As a country that has lost sitting presidents before, we know that it is not easy to hold two presidential elections within one term, which is a space of five years.
Now, holding two elections within a space of one or two weeks is a huge drain on the limited resources.
Given that political parties are within their democratic rights to participate in any election, the risks are high of losing huge sums of money through a re-run if no candidate attains the 50 percent +1 vote threshold.
It is, therefore, only prudent to find ways of safeguarding the electoral process from such risks.
A coalition government, which entails two or more parties getting together for the sake of attaining the required threshold, is recommended.
Instead of going for a re-run, political parties with similar ideologies can enter into a coalition agreement.
This kind of government provides the best opportunity to promote objectivity and real consensus on issues.
A coalition government, if well-handled and in national interest, allows members of varying backgrounds and ideologies to come together and agree on policies in the best interest of all.
It allows for checks and balances from within the governance system.
The idea of coalition government is certainly worth exploring considering that it is at proposal stage.
As the proposal goes through other stages such as cabinet and parliament, it is important to approach the subject with objectivity and open-mindedness.
It is important to note that it is not wrong to keep refining our constitution and other pieces of legislation as we work towards creating a better society.

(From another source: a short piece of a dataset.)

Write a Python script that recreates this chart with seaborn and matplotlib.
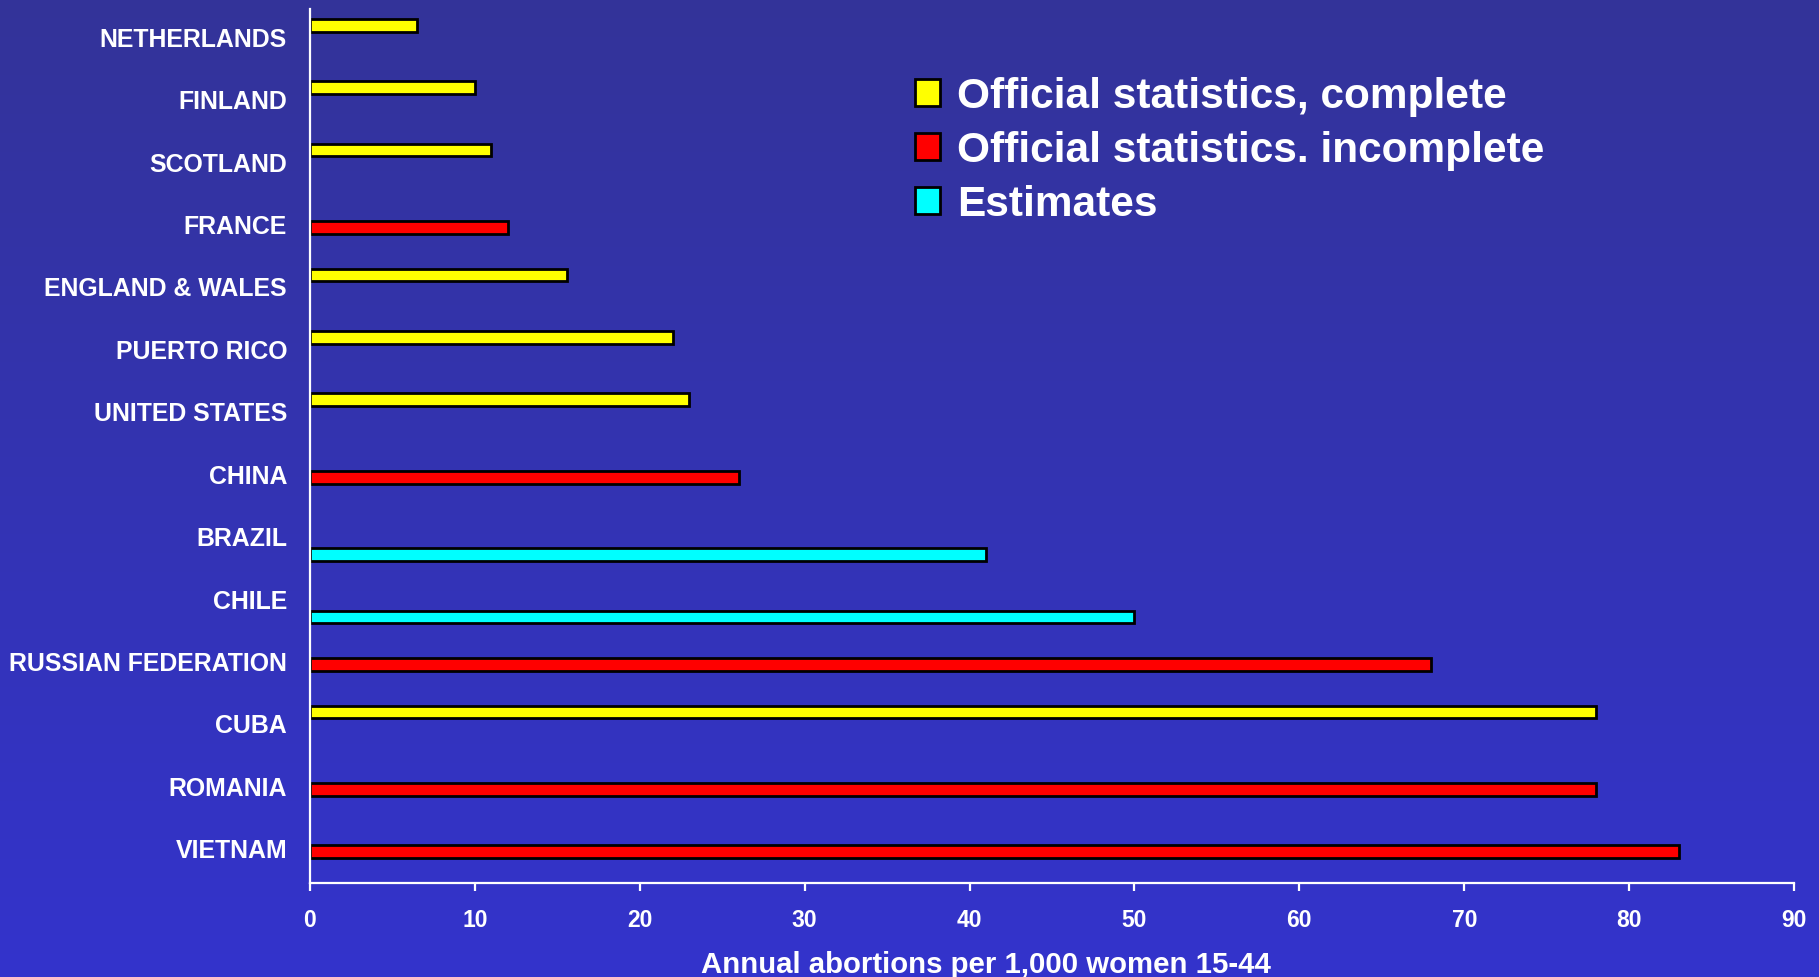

In 2016 the constitution was amended from a simple majority vote to include a 50 percent +1 vote clause and a re-run. There is no harm in going further to seal any loopholes left.
It is, however, hoped that those tasked with such legal reforms will not take it as an academic exercise but come up with laws that will stand the test of time.
It is also important to interrogate possible weaknesses of a coalition government and strengthen those areas.
For instance, in any coalition government the chances for disagreements and one party pulling out are high.
It is therefore important to ensure that a coalition government agreement binds parties involved for a period of time to prevent any crisis.